Closer to home, TATA Tea did probably the most successful Indian social campaigns till date with ‘Jaago Re’. Another initiative that ticks all the check boxes – relevance in the physical world, an opportunity for continuous engagement with the community (not just a one time TVC) and strong brand association with socially relevant themes.

‘Jaago Re’ continues to innovate with new apps and initiatives (like posting pictures of people who are ‘too busy to care’). With elections and corruption unlikely to go out of ‘front page’ news in the near future, this campaign is definitely in the run for the long haul.

3. Followers and fans are first subscribers

Mostly, the following exchange of messages should say it all.

While social media is largely akin to any other ‘word of mouth’, there is one obvious difference. Every single thing you say is cast in stone. There is no such thing as ‘off the record’. Like I mentioned in the first paragraph, your fan / follower base is not by any means a fan or follower in the real sense of these words. They are merely subscribers to whatever you have to say and them also liking your brand is only a best case scenario.

Also, there is a reason why ‘earned media’ is called that way. It is analogous to a party that your brand is invited to and there is no way you can gate crash it. While you may be the administrator of your FB fan page, you are hierarchically above your fans. You are merely facilitating their conversations. So, it goes without saying that ‘you gotta be nice all the time or don’t be there at all’.

What Nestle did in the above example was to pour gasoline on an already raging fire about deforestation in Indonesia related to palm oil. Probably the worst example till date of handling activism on a FB homepage. A close second would be Intel, which deleted comments of activists from Oregon (May 2010 – petitioning Intel to support the conflict mineral trade act), before realizing their folly. The following comment by Intel’s Kelly Feller sums it all up:

“Today we at Intel were reminded about the power of Facebook—and the effect of seemingly small acts, by both passionate advocates and by well-meaning social media employees. We at Intel would first like to apologize for deleting some comments and temporarily shutting down our Facebook page for comments for a brief period of time this morning. I can tell you that our intent wasn’t to silence the valuable opinions of our Fans. In trying to remain sensitive to all our Fans, we often delete messages that are political in nature or could be perceived as spam (messages with the exact same language repeated, instead of ongoing conversation or dialogue). However we should have been more sensitive to the very important topic at hand. For that we are deeply sorry.”

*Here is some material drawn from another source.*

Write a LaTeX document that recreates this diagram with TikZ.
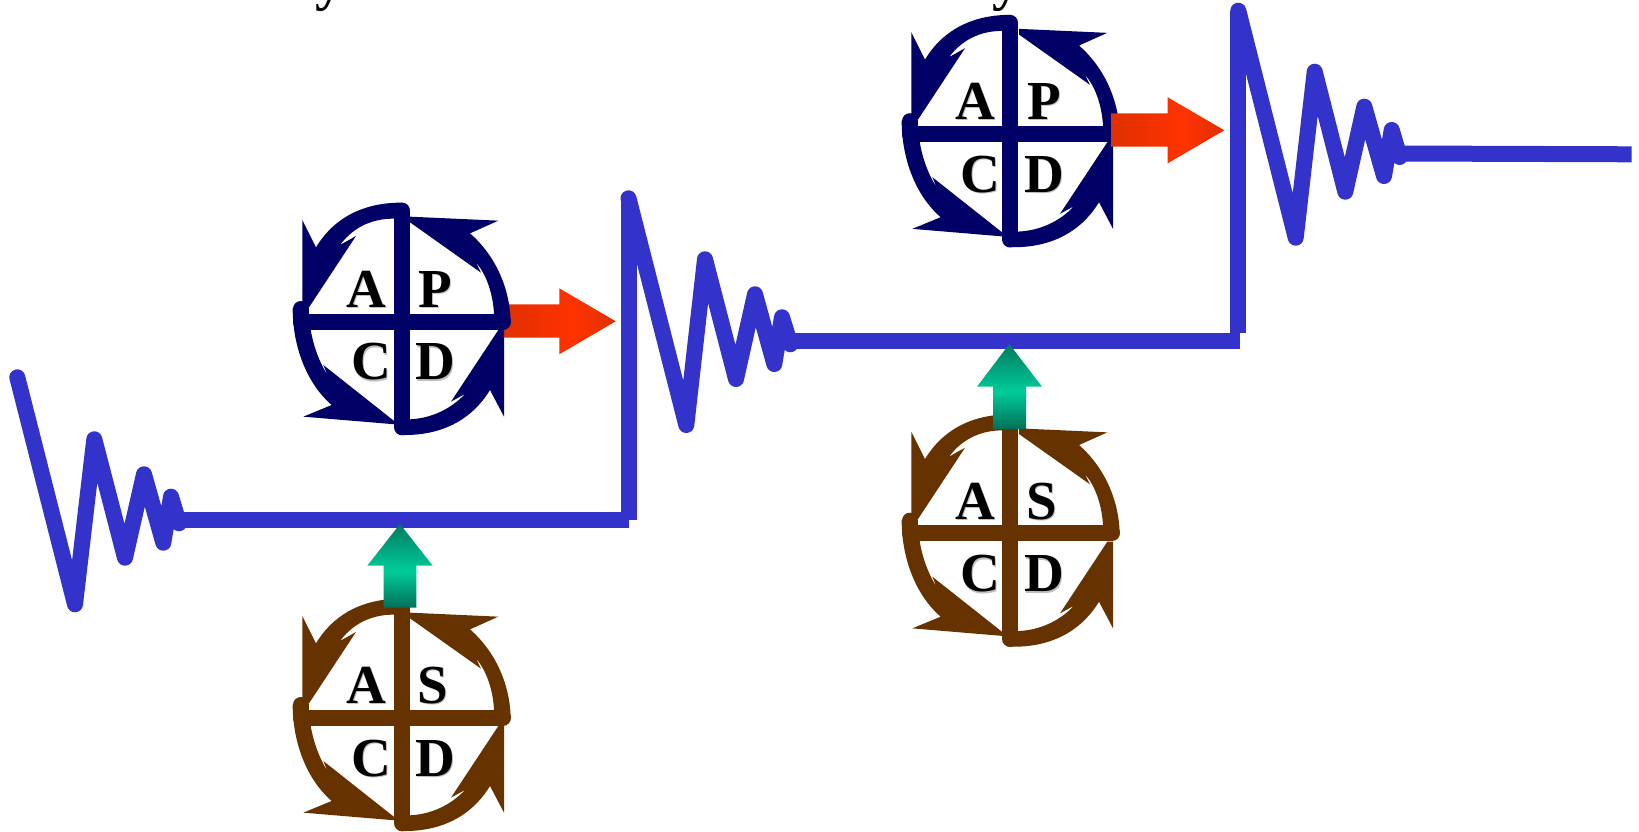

Doing the math on social media…

Portions from an article I recently contributed to a publication:

Yesterday, I read a press report that said Asia has been declared Facebook’s fastest growing theatre (apparently a term used internally by Facebook to denote different market regions). While the Indian user base at 13 Million is certainly not the largest, it definitely is among the fastest growing markets. The report goes on to say that when adjusted for the Indian internet-using population , this FB user base grew from being 11 of Indian internet population in Jan 2010, to over 18 percent in June 2010. A recent Nielsen survey found that among social media users, more than 57% of respondents claimed that they started using Twitter only in the last 12 months. That means that one out of every two Twitter users signed up post August 2009. Now, think about this. About 2.1 Million smart phones were sold in India in 2009. This number is expected to double over the next 2 years. This is likely to further fastrack social media adoption.

These are amazing numbers! And the more I think of it, the more I am convinced that we are at the beginning of what seems to be a mini social media revolution in India. Call me a romantic, but I don’t recall any other web trend that we as a country embraced so early and in so much volume, as we are doing with social media – not even e-commerce.

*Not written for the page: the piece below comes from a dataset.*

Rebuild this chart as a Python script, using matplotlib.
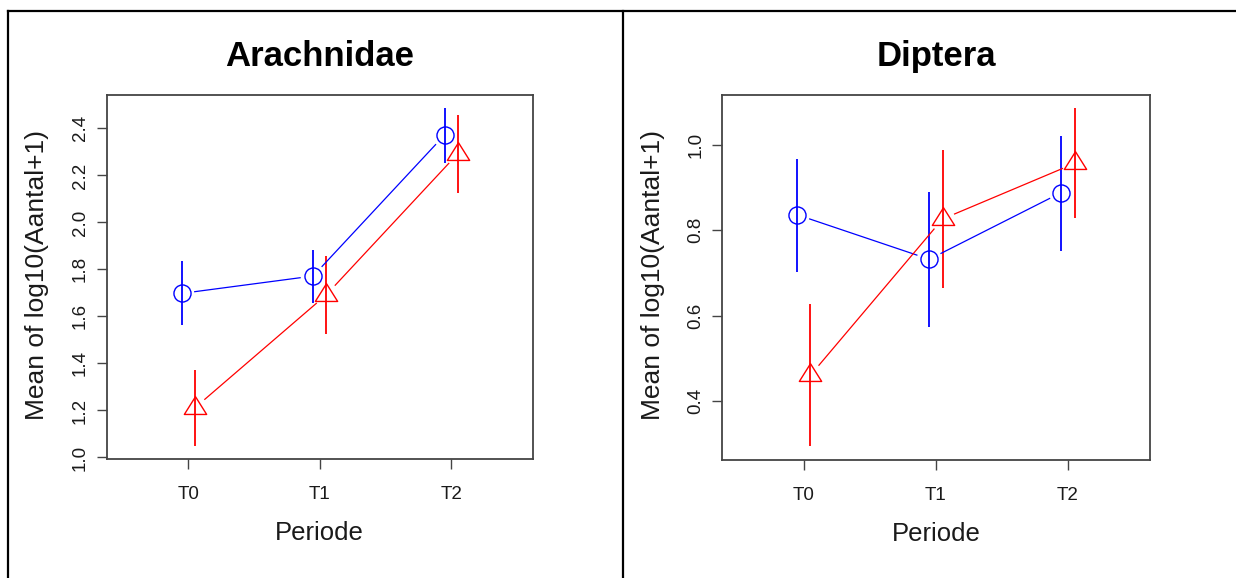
import numpy as np
import matplotlib
matplotlib.use("Agg")
import matplotlib.pyplot as plt
from matplotlib.path import Path
from matplotlib.lines import Line2D

plt.rcParams['font.family'] = ['Liberation Sans', 'DejaVu Sans']

# ---------------- data ----------------
periods = ['T0', 'T1', 'T2']
titles = ['Arachnidae', 'Diptera']

arach_circle_mean = [1.698, 1.772, 2.372]
arach_circle_lo = [1.562, 1.659, 2.251]
arach_circle_hi = [1.837, 1.881, 2.486]
arach_tri_mean = [1.211, 1.692, 2.292]
arach_tri_lo = [1.050, 1.526, 2.127]
arach_tri_hi = [1.372, 1.859, 2.457]
arach_yticks = [1.0, 1.2, 1.4, 1.6, 1.8, 2.0, 2.2, 2.4]

dipt_circle_mean = [0.836, 0.732, 0.888]
dipt_circle_lo = [0.703, 0.574, 0.752]
dipt_circle_hi = [0.966, 0.890, 1.020]
dipt_tri_mean = [0.461, 0.826, 0.956]
dipt_tri_lo = [0.295, 0.666, 0.828]
dipt_tri_hi = [0.627, 0.987, 1.085]
dipt_yticks = [0.4, 0.6, 0.8, 1.0]

ylabel = 'Mean of log10(Aantal+1)'
xlabel = 'Periode'

# ---------------- figure ----------------
W, H, DPI = 1236, 578, 100
fig = plt.figure(figsize=(W / DPI, H / DPI), dpi=DPI)
fig.patch.set_facecolor('white')


def px_axes(x0, x1, ytop, ybot):
    return [x0 / W, 1 - ybot / H, (x1 - x0) / W, (ybot - ytop) / H]


tri_path = Path([(0, 11.1), (-10.5, -5.6), (10.5, -5.6), (0, 11.1)],
                [Path.MOVETO, Path.LINETO, Path.LINETO, Path.CLOSEPOLY])

BLUE = '#0000FF'
RED = '#FF0000'
GAP = 12.5  # px gap around points (R type="b")
TICKLEN = 7.5
LABEL_C = '#1a1a1a'
BOX_C = '#444444'


def gapped_line(ax, xs, ys, color):
    pts = ax.transData.transform(np.column_stack([xs, ys]))
    inv = ax.transData.inverted()
    for i in range(len(pts) - 1):
        p0, p1 = pts[i], pts[i + 1]
        d = p1 - p0
        L = np.hypot(d[0], d[1])
        if L <= 2 * GAP:
            continue
        u = d / L
        a = inv.transform(p0 + u * GAP)
        b = inv.transform(p1 - u * GAP)
        ax.plot([a[0], b[0]], [a[1], b[1]], color=color, lw=0.9,
                solid_capstyle='butt', zorder=3)


def panel(rect, title, cm, clo, chi, tm, tlo, thi, yticks, ylab_x):
    ax = fig.add_axes(rect)
    x = np.arange(1, len(periods) + 1)
    xc = x - 0.05
    xt = x + 0.05
    lo = min(min(clo), min(tlo))
    hi = max(max(chi), max(thi))
    pad = 0.04 * (hi - lo)
    ax.set_ylim(lo - pad, hi + pad)
    ax.set_xlim(0.38, 3.62)

    # error bars
    ax.vlines(xc, clo, chi, color=BLUE, lw=1.3, zorder=2)
    ax.vlines(xt, tlo, thi, color=RED, lw=1.3, zorder=2)
    # connecting lines with gaps
    gapped_line(ax, xc, cm, BLUE)
    gapped_line(ax, xt, tm, RED)
    # markers
    ax.plot(xc, cm, linestyle='none', marker='o', markersize=12.3,
            markerfacecolor='none', markeredgecolor=BLUE, markeredgewidth=1.0,
            zorder=4)
    ax.plot(xt, tm, linestyle='none', marker=tri_path, markersize=17,
            markerfacecolor='none', markeredgecolor=RED, markeredgewidth=1.0,
            zorder=4)

    # ticks
    ax.set_xticks(x, periods)
    ax.set_yticks(yticks, [f'{v:.1f}' for v in yticks])
    ax.tick_params(axis='both', direction='out', length=TICKLEN, width=1.0,
                   color=BOX_C, labelcolor=LABEL_C, labelsize=13.5)
    ax.tick_params(axis='y', pad=8.2)
    ax.tick_params(axis='x', pad=21.3)
    for lab in ax.get_yticklabels():
        lab.set_rotation(90)
        lab.set_rotation_mode('anchor')
        lab.set_horizontalalignment('center')
        lab.set_verticalalignment('baseline')
    for lab in ax.get_xticklabels():
        lab.set_rotation_mode('anchor')
        lab.set_horizontalalignment('center')
        lab.set_verticalalignment('baseline')

    for s in ax.spines.values():
        s.set_color(BOX_C)
        s.set_linewidth(1.3)

    # labels
    ax.set_title(title, fontsize=25, fontweight='bold', y=1.078, pad=0,
                 va='baseline')
    ax.set_xlabel(xlabel, fontsize=18.5, color=LABEL_C)
    ax.xaxis.label.set_verticalalignment('baseline')
    ax.xaxis.set_label_coords(0.5, -0.2223)
    ax.set_ylabel(ylabel, fontsize=19, color=LABEL_C)
    ax.yaxis.label.set_verticalalignment('baseline')
    ax.yaxis.set_label_coords(ylab_x, 0.505)
    return ax


ax1 = panel(px_axes(106.8, 532.6, 94.7, 459.2), titles[0],
            arach_circle_mean, arach_circle_lo, arach_circle_hi,
            arach_tri_mean, arach_tri_lo, arach_tri_hi, arach_yticks, -0.1468)
ax2 = panel(px_axes(722.0, 1149.8, 94.7, 459.8), titles[1],
            dipt_circle_mean, dipt_circle_lo, dipt_circle_hi,
            dipt_tri_mean, dipt_tri_lo, dipt_tri_hi, dipt_yticks, -0.1442)

# outer frame lines
def fline(x0, y0, x1, y1):
    fig.add_artist(Line2D([x0 / W, x1 / W], [1 - y0 / H, 1 - y1 / H],
                          transform=fig.transFigure, color='black', lw=1.6,
                          solid_capstyle='projecting'))

fline(8, 11, W, 11)
fline(8, 11, 8, H)
fline(623, 11, 623, H)

fig.savefig('out.png', dpi=DPI)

What does all this mean to you, if you are a brand? More people will interact with your brand online. Communities will be formed and captive audiences will be created. But most of all, you will get to Listen – to uninhibited, unprompted and passionate conversations about brand experiences. And I think that is a luxury that marketers of today have – the ability to tune in to the all important consumer’s mind and to do that in close to real time.

So where are these conversations happening?

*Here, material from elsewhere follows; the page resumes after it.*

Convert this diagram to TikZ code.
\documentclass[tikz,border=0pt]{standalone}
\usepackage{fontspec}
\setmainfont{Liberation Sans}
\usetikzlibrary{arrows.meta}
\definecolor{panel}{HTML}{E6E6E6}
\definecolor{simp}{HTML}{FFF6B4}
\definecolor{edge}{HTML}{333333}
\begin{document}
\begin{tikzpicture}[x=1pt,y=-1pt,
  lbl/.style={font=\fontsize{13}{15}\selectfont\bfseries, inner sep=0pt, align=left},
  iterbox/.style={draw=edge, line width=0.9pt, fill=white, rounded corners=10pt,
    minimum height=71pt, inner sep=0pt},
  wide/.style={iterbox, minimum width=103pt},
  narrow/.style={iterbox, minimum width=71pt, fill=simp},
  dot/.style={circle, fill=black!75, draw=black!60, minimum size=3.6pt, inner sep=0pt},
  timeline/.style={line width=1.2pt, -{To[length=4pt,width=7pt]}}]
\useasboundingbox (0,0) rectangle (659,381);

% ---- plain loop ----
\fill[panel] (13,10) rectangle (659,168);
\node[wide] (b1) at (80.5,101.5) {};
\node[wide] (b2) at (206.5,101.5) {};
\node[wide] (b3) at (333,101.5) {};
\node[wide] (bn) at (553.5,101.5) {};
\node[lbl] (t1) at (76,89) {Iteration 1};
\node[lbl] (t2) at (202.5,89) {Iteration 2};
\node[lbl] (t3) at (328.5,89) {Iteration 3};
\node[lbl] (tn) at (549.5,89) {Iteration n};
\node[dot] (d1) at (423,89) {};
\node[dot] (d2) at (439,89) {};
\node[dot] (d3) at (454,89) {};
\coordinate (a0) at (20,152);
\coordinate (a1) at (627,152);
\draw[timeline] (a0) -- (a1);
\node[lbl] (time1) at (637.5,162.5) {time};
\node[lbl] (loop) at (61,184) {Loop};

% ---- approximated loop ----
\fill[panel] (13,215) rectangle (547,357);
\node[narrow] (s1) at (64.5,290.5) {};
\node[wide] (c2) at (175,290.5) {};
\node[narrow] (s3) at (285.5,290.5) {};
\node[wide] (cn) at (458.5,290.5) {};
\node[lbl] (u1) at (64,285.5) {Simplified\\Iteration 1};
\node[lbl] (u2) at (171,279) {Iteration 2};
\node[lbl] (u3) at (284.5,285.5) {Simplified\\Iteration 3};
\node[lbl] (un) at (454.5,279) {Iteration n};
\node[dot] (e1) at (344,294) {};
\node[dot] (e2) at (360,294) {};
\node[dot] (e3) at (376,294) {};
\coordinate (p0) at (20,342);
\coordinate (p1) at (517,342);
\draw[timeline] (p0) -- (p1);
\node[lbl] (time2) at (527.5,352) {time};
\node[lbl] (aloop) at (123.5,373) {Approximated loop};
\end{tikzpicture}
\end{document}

While social networking sites like Facebook and Orkut and Ibibo have become a part of prime time folklore, the most underrated social segment are the discussion forums, message boards and review sites in India.

While it is clear that we as an online market are obsessed with our films (like most of the markets in the World), it is interesting to see generic sites like Yahoo! Answers and Pagalguy.com in the top ten forums (in terms of volume of conversations). Innumerable brand-related reviews and conversations happen on these platforms everyday. Nothing brings out the importance of these forums more than the fact that 50% of consumers in India, use social media sites to help them make purchase decisions (Source: Nielsen consumer confidence survey, 2010). And online product reviews are the third biggest influencer of buying decisions (only after family and friends!). This is especially true for consumer electronics and durables, where 3 out of 4 social media users have read an expert review in the last 12 months.

What about the SN sites? Aren’t they all about teen talk?

This probably is among the most incorrect myths about the online market in India. While the average age of people on SN sites definitely does not begin with the number ‘3’, it is by no means a teen forum. In fact, a majority of ‘heavy users’ of SN in India are between 20-30 years old and the age segment that is most likely to click on an ad in a SN site is the 31-40 year olds. Having said that, if you are a ‘youth’ brand, you need not get disheartened by these numbers, as a recent research estimated that 3 out of 4 teens have become fans of at least one brand online and 60 percent of 15-20 year olds spend at least 30 minutes a day on SN sites.

As I conclude this piece, the overwhelming feeling that I get is that ‘if I were asked to write this piece a year from now, the numbers would have grown exponentially’. And I believe that voice is definitely not coming from the romantic, but the researcher in me.